*Information shown*
....................

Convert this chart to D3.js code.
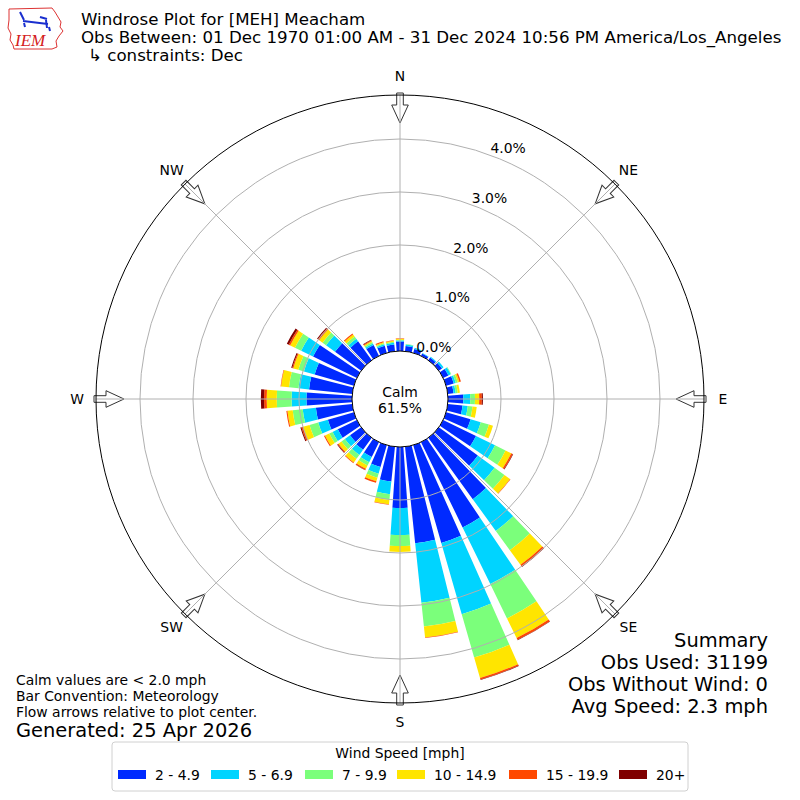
<!DOCTYPE html>
<html>
<head>
<meta charset="utf-8">
<script src="https://cdn.jsdelivr.net/npm/d3@7"></script>
<style>
body { margin: 0; background: #fff; }
svg { font-family: "DejaVu Sans", sans-serif; }
</style>
</head>
<body>
<div id="chart"></div>
<script>
// direction bins (degrees, meteorological convention)
var directions = [0,10,20,30,40,50,60,70,80,90,100,110,120,130,140,150,160,170,
                  180,190,200,210,220,230,240,250,260,270,280,290,300,310,320,330,340,350];

var speedBins = ["2 - 4.9", "5 - 6.9", "7 - 9.9", "10 - 14.9", "15 - 19.9", "20+"];
var binColors = ["#002aff", "#00d4ff", "#7bff7b", "#ffe500", "#ff4800", "#800000"];

// frequency (%) per direction for each speed bin
var bin1 = [0.18,0.10,0.075,0.05,0.06,0.075,0.11,0.15,0.11,0.29,0.28,0.48,0.69,0.91,1.43,1.79,1.92,1.83,
            1.15,0.66,0.43,0.31,0.28,0.26,0.40,0.51,0.69,0.86,0.82,0.77,0.92,0.61,0.44,0.23,0.14,0.13];
var bin2 = [0.02,0.03,0.025,0.01,0.02,0.035,0.05,0.04,0.04,0.13,0.10,0.20,0.40,0.39,0.74,1.19,1.40,1.13,
            0.51,0.24,0.13,0.11,0.12,0.12,0.11,0.19,0.25,0.28,0.20,0.21,0.25,0.21,0.06,0.03,0.03,0.03];
var bin3 = [0.01,0.01,0,0,0,0,0.01,0.04,0.04,0.09,0.09,0.16,0.22,0.23,0.45,0.72,0.85,0.45,
            0.21,0.11,0.08,0.07,0.09,0.08,0.07,0.17,0.19,0.28,0.18,0.11,0.13,0.08,0.05,0.03,0.02,0.02];
var bin4 = [0.02,0,0,0,0,0,0,0.03,0.04,0.08,0.08,0.08,0.12,0.13,0.34,0.41,0.40,0.21,
            0.11,0.08,0.07,0.07,0.085,0.07,0.09,0.13,0.10,0.19,0.15,0.10,0.10,0.08,0.05,0.02,0.02,0.02];
var bin5 = [0.01,0,0,0,0,0,0,0.03,0,0.05,0,0,0.03,0.01,0.04,0.04,0.03,0.01,
            0,0.01,0.03,0.025,0.015,0.02,0.02,0.03,0.02,0.05,0.01,0.02,0.03,0.03,0.02,0.02,0.02,0.01];
var bin6 = [0,0,0,0,0,0,0,0,0,0.02,0,0,0.01,0,0.01,0.01,0.01,0,
            0,0,0,0.005,0,0.01,0,0.02,0,0.06,0,0.02,0.04,0.02,0,0.01,0,0];

var ringTicks = [0, 1, 2, 3, 4];
var compass = ["N", "NE", "E", "SE", "S", "SW", "W", "NW"];
var calmPct = "61.5%";

var titleLines = ["Windrose Plot for [MEH] Meacham",
  "Obs Between: 01 Dec 1970 01:00 AM - 31 Dec 2024 10:56 PM America/Los_Angeles",
  "\u21b3 constraints: Dec"];
var notes = ["Calm values are < 2.0 mph", "Bar Convention: Meteorology", "Flow arrows relative to plot center."];
var summary = ["Summary", "Obs Used: 31199", "Obs Without Wind: 0", "Avg Speed: 2.3 mph"];

var small = 13.9, mid = 16.67, big = 19.44;
var cx = 400, cy = 399;
var svg = d3.select("#chart").append("svg").attr("width", 800).attr("height", 800);

var r = d3.scaleLinear().domain([0, 4.83]).range([48, 304]);
var rad = function(deg) { return deg * Math.PI / 180; };

var series = [bin1, bin2, bin3, bin4, bin5, bin6];
var rows = directions.map(function(d, i) {
  var o = {dir: d};
  speedBins.forEach(function(k, j) { o[k] = series[j][i]; });
  return o;
});
var stacked = d3.stack().keys(speedBins)(rows);

var plot = svg.append("g").attr("transform", "translate(" + cx + "," + cy + ")");

var arc = d3.arc()
  .innerRadius(function(d) { return r(d[0]); })
  .outerRadius(function(d) { return r(d[1]); })
  .startAngle(function(d) { return rad(d.data.dir - 4); })
  .endAngle(function(d) { return rad(d.data.dir + 4); });

plot.selectAll("g.layer")
  .data(stacked)
  .enter().append("g")
  .attr("class", "layer")
  .attr("fill", function(d, i) { return binColors[i]; })
  .selectAll("path")
  .data(function(d) { return d.filter(function(p) { return p[1] - p[0] > 0; }); })
  .enter().append("path")
  .attr("d", arc);

// flow arrows
var arrowPath = "M-3.3,-306L3.3,-306L3.3,-294L8.3,-294L0,-276L-8.3,-294L-3.3,-294Z";
plot.selectAll("path.arrow")
  .data(compass)
  .enter().append("path")
  .attr("class", "arrow")
  .attr("d", arrowPath)
  .attr("transform", function(d, i) { return "rotate(" + (i * 45) + ")"; })
  .attr("fill", "#fff")
  .attr("stroke", "#333")
  .attr("stroke-width", 1);

// grid
plot.selectAll("circle.ring")
  .data(ringTicks.slice(1))
  .enter().append("circle")
  .attr("r", function(d) { return r(d); })
  .attr("fill", "none")
  .attr("stroke", "#b0b0b0")
  .attr("stroke-width", 1);

plot.selectAll("line.spoke")
  .data(compass)
  .enter().append("line")
  .attr("x1", 0).attr("y1", 0)
  .attr("x2", function(d, i) { return r(4.83) * Math.sin(rad(i * 45)); })
  .attr("y2", function(d, i) { return -r(4.83) * Math.cos(rad(i * 45)); })
  .attr("stroke", "#b0b0b0")
  .attr("stroke-width", 1);

plot.append("circle")
  .attr("r", r(4.83))
  .attr("fill", "none")
  .attr("stroke", "#000")
  .attr("stroke-width", 1);

// calm circle
plot.append("circle")
  .attr("r", r(0))
  .attr("fill", "#fff")
  .attr("stroke", "#000")
  .attr("stroke-width", 1);

plot.append("text").attr("x", 0).attr("y", -7).attr("dy", "0.35em")
  .attr("text-anchor", "middle").attr("font-size", small).text("Calm");
plot.append("text").attr("x", 0).attr("y", 9).attr("dy", "0.35em")
  .attr("text-anchor", "middle").attr("font-size", small).text(calmPct);

// ring labels
plot.selectAll("text.rlabel")
  .data(ringTicks)
  .enter().append("text")
  .attr("x", function(d) { return r(d) * Math.sin(rad(20.5)) + 17; })
  .attr("y", function(d) { return -r(d) * Math.cos(rad(20.5)) - 7; })
  .attr("dy", "0.35em")
  .attr("text-anchor", "middle")
  .attr("font-size", small)
  .text(function(d) { return d.toFixed(1) + "%"; });

// compass labels
plot.selectAll("text.dir")
  .data(compass)
  .enter().append("text")
  .attr("x", function(d, i) { return 323 * Math.sin(rad(i * 45)); })
  .attr("y", function(d, i) { return -323 * Math.cos(rad(i * 45)); })
  .attr("dy", "0.35em")
  .attr("text-anchor", "middle")
  .attr("font-size", small)
  .text(function(d) { return d; });

// title
svg.selectAll("text.title")
  .data(titleLines)
  .enter().append("text")
  .attr("x", function(d, i) { return i == 2 ? 88 : 81; })
  .attr("y", function(d, i) { return 25 + i * 18; })
  .attr("font-size", mid)
  .text(function(d) { return d; });

// notes bottom-left
svg.selectAll("text.note")
  .data(notes)
  .enter().append("text")
  .attr("x", 16)
  .attr("y", function(d, i) { return 685 + i * 16; })
  .attr("font-size", small)
  .text(function(d) { return d; });
svg.append("text").attr("x", 16).attr("y", 737).attr("font-size", big).text("Generated: 25 Apr 2026");

// summary
svg.selectAll("text.summary")
  .data(summary)
  .enter().append("text")
  .attr("x", 768)
  .attr("y", function(d, i) { return 647 + i * 22; })
  .attr("text-anchor", "end")
  .attr("font-size", big)
  .text(function(d) { return d; });

// legend
var legend = svg.append("g");
legend.append("rect")
  .attr("x", 112).attr("y", 742).attr("width", 576).attr("height", 49)
  .attr("rx", 3).attr("fill", "#fff").attr("stroke", "#d0d0d0");
legend.append("text").attr("x", 400).attr("y", 758).attr("text-anchor", "middle")
  .attr("font-size", small).text("Wind Speed [mph]");
var legendX = [118, 211, 305, 397, 509, 619];
var items = legend.selectAll("g.item")
  .data(speedBins)
  .enter().append("g")
  .attr("transform", function(d, i) { return "translate(" + legendX[i] + ",770)"; });
items.append("rect").attr("width", 28).attr("height", 9)
  .attr("fill", function(d, i) { return binColors[i]; });
items.append("text").attr("x", 37).attr("y", 9.5).attr("font-size", small)
  .text(function(d) { return d; });

// IEM logo (rough)
var logo = svg.append("g");
logo.append("path")
  .attr("d", "M9,9 L52,8 L55,12 L58,17 L61,22 L60,27 L63,31 L59,36 L56,41 L57,47 L52,49 L14,49 L13,45 L10,40 L11,34 L8,28 L9,20 Z")
  .attr("fill", "none").attr("stroke", "#d33").attr("stroke-width", 1);
logo.append("path")
  .attr("d", "M23,21 L48,24 M20,12 L24,20 M40,17 L47,19 M46,20 L47,28 M24,23 L25,27 M49,27 L50,31")
  .attr("fill", "none").attr("stroke", "#1a2fcf").attr("stroke-width", 2);
logo.append("text").attr("x", 15).attr("y", 46).attr("font-size", 17)
  .attr("font-family", "Liberation Serif, serif").attr("font-style", "italic")
  .attr("fill", "#d42020").text("IEM");
</script>
</body>
</html>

....................

*Problem details*
In the material above, find the lines that contain "chart" and show them.

*Response to this exercise*
Convert this chart to D3.js code.
<div id="chart"></div>
var svg = d3.select("#chart").append("svg").attr("width", 800).attr("height", 800);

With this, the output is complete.